• Short exercise
Start at the line containing "Reproduce this chart with matplotlib.", stop at the line containing "plt.rcParams['axes.unicode_minus'] = False", and please reproduce every line in between, both ends included, without pictures.
═══ Data for the task ═══
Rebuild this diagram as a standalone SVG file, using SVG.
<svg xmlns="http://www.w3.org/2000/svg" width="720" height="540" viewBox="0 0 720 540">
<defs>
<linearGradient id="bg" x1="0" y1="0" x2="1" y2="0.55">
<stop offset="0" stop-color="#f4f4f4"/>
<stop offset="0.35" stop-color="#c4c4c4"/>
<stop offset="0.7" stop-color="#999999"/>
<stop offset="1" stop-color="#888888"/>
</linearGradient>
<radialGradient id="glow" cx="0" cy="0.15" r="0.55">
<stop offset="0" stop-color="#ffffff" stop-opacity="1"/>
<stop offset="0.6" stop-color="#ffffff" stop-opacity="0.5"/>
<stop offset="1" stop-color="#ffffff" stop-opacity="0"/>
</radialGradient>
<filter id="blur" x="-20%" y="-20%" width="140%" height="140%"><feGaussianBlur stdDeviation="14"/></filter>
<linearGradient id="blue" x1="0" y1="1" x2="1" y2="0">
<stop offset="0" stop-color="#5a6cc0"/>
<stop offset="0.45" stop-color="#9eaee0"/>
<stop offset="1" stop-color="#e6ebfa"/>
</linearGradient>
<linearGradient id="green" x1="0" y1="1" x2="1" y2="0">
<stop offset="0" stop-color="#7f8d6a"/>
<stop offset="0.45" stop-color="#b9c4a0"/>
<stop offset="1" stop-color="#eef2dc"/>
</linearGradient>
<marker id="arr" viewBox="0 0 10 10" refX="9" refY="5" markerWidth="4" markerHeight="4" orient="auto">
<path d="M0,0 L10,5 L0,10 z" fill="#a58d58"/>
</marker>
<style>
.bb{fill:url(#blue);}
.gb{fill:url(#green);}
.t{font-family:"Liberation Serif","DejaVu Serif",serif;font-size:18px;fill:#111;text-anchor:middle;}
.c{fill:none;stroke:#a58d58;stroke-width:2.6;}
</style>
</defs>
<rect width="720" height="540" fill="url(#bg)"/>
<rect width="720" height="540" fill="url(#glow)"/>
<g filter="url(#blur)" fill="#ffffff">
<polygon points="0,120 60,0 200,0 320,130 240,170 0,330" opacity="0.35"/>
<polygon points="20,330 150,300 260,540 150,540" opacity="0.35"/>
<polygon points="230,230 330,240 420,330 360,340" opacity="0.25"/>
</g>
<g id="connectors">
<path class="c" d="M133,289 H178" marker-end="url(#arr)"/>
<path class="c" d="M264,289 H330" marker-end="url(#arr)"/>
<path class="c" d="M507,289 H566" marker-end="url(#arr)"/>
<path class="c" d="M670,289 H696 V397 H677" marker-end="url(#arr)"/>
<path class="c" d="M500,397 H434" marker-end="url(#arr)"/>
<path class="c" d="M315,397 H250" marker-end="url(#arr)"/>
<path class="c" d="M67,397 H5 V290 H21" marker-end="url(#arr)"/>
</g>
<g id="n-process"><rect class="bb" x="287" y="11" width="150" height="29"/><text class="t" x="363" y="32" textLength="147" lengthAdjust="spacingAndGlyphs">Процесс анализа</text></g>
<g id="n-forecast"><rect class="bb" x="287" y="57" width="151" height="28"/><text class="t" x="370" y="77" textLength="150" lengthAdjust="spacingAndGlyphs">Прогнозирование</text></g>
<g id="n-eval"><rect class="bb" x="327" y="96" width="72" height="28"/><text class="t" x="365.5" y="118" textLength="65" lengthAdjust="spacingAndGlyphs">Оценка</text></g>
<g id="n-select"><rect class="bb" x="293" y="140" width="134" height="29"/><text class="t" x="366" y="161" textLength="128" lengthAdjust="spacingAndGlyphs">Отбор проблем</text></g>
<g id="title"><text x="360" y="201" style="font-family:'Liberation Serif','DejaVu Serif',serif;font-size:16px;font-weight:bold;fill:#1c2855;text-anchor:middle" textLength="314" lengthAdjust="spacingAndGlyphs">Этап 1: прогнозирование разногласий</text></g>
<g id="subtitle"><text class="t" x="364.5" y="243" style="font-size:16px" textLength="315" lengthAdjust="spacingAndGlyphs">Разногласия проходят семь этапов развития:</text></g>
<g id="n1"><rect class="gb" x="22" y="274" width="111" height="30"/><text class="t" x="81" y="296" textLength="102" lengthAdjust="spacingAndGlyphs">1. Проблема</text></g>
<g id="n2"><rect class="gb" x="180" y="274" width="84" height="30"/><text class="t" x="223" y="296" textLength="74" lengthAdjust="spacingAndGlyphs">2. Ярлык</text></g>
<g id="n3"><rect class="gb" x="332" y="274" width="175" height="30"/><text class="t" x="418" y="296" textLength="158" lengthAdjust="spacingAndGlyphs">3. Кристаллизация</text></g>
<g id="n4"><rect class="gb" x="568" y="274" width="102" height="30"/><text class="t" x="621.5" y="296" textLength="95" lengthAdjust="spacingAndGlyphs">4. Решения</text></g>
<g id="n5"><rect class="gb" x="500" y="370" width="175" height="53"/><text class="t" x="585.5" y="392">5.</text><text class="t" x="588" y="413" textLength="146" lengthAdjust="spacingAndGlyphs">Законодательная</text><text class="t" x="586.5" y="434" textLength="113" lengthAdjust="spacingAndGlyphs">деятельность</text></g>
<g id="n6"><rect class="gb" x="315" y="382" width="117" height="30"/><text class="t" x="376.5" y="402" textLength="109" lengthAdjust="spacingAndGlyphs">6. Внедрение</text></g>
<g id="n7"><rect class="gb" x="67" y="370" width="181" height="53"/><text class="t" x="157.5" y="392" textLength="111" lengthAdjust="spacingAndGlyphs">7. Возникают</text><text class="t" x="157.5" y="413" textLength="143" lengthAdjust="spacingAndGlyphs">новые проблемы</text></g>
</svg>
═══
═══ Data for the task ═══
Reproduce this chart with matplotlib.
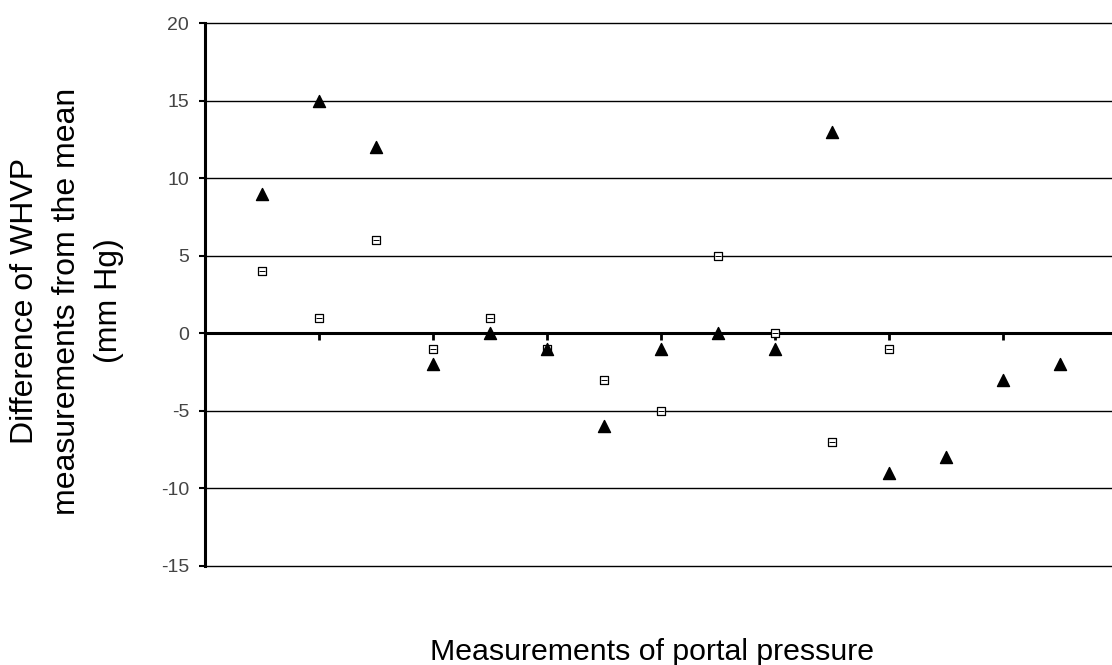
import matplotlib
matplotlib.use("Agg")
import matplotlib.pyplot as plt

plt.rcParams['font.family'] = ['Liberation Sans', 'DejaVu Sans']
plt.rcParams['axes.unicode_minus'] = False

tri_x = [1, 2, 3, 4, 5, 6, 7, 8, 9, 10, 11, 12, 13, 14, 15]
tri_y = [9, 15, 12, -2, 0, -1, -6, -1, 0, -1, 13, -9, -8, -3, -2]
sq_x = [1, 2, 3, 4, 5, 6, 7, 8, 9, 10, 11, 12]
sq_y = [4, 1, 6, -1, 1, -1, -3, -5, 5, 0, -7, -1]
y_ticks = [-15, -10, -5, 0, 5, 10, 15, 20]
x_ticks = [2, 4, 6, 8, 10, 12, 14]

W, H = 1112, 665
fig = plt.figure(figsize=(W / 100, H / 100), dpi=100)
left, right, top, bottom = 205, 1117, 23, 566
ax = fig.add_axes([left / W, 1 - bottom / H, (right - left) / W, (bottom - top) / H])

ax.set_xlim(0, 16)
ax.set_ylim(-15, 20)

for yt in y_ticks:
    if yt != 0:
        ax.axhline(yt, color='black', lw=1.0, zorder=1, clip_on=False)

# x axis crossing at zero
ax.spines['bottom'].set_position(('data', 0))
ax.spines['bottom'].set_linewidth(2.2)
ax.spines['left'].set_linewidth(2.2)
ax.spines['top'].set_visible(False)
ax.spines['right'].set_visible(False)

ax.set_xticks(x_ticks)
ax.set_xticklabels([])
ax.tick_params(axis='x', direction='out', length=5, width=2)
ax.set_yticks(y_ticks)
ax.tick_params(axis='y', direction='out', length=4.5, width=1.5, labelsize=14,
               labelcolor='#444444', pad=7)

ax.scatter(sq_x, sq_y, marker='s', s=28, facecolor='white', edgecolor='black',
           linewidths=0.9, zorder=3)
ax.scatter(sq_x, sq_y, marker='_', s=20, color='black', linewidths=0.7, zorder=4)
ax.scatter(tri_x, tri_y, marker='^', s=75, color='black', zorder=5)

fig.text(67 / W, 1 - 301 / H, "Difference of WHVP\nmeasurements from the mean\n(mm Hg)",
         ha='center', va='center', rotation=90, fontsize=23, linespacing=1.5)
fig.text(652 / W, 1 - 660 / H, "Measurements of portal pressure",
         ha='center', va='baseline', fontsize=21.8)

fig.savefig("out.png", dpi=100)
═══
• Written reply
Reproduce this chart with matplotlib.
import matplotlib
matplotlib.use("Agg")
import matplotlib.pyplot as plt

plt.rcParams['font.family'] = ['Liberation Sans', 'DejaVu Sans']
plt.rcParams['axes.unicode_minus'] = False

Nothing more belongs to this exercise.